I agree to a degree. We can get used to much but if we start with the correct grip for our hand (and for the intended tasks) we will have a more comfortable more productive and safer time using the device. I think the most important thing is to be realistic about what you may use your tools for and get a well fitted handle for those tasks, then familiarize your hand to that grip by using it, a lot! If you chose well, it will feel increasingly like a very functional extension of your arm. If not, you will figure out what you dislike about it. The most comfortable grip on a knife over the display case may be a nightmare after hours of chopping, skinning, whittling, fighting, sub zero temps with cold, wet and numb hands while trying to start a fire or prep your food, kitchen work, opening fan mail, etc.

Use what you got to figure out what you want.
 
I appreciate that, but unfortunately I had a titanium plate screwed to my 4th metacarpal, pinky bone and I don’t have the strength or flexibility to grip the TGULB handle with enough pressure to be comfortable handling it. I think
it‘s an awesome knife and the grip fits fine in my right hand, but I’m a lefty. I will hopefully be able to afford to get it removed and it will be more flexible again. In the meantime I’ve purchased a Basic 10 that will hopefully be a good handle feel and my Busse collection is expanding!
With an injury like that, a piece of paracord or a leather thong through the talon hole of your knife and around your wrist may increase your purchase on a knife and confidence in your grip. You could also get the Busse blade profile you want and have someone make you a set of scales to go on it that fit you better.
 
I agree to a degree. We can get used to much but if we start with the correct grip for our hand (and for the intended tasks) we will have a more comfortable more productive and safer time using the device. I think the most important thing is to be realistic about what you may use your tools for and get a well fitted handle for those tasks, then familiarize your hand to that grip by using it, a lot! If you chose well, it will feel increasingly like a very functional extension of your arm. If not, you will figure out what you dislike about it. The most comfortable grip on a knife over the display case may be a nightmare after hours of chopping, skinning, whittling, fighting, sub zero temps with cold, wet and numb hands while trying to start a fire or prep your food, kitchen work, opening fan mail, etc.
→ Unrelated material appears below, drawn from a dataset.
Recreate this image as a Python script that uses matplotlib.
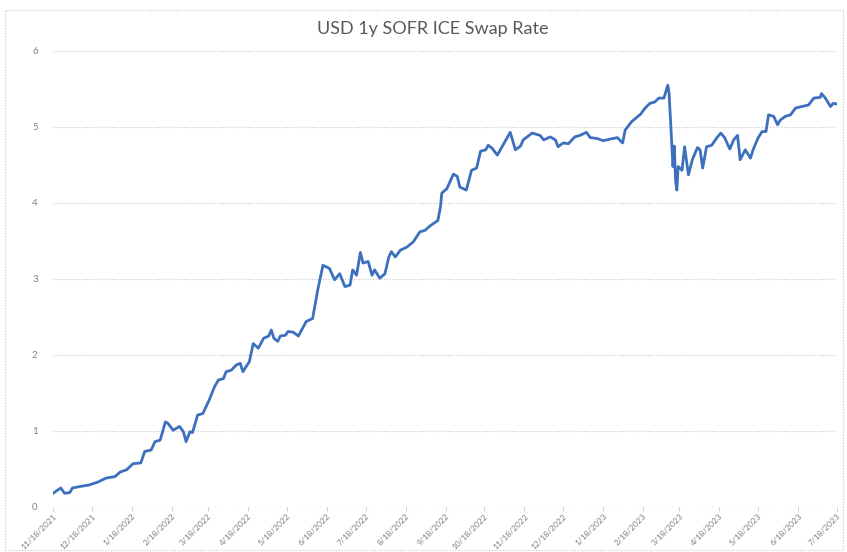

Use what you got to figure out what you want.
I'll tag onto this. There are shapes of handles on choppers that I just can't get to work. Typically it involves a protrusion on the butt end of the handle that starts to feel like it is going to break my pinky after a few chops. Perhaps my bad grip technique. But it doesn't apply to all. For example, I usually don't have a problem with Beckers, even though they have the protrusion. Not until a LOT of chopping. Conversely, my Combat HUCK Fin starts to hurt almost immediately. Similarly the Double-Talon Battle Mistress.

However, I will totally agree with you that, to a large extent, the nuances of handle shape or grip shape to knives/guns can be adapted to, over time. The hand, overall, is a wonderfully designed mechanism, that, barring damage/injury, is remarkably adaptive.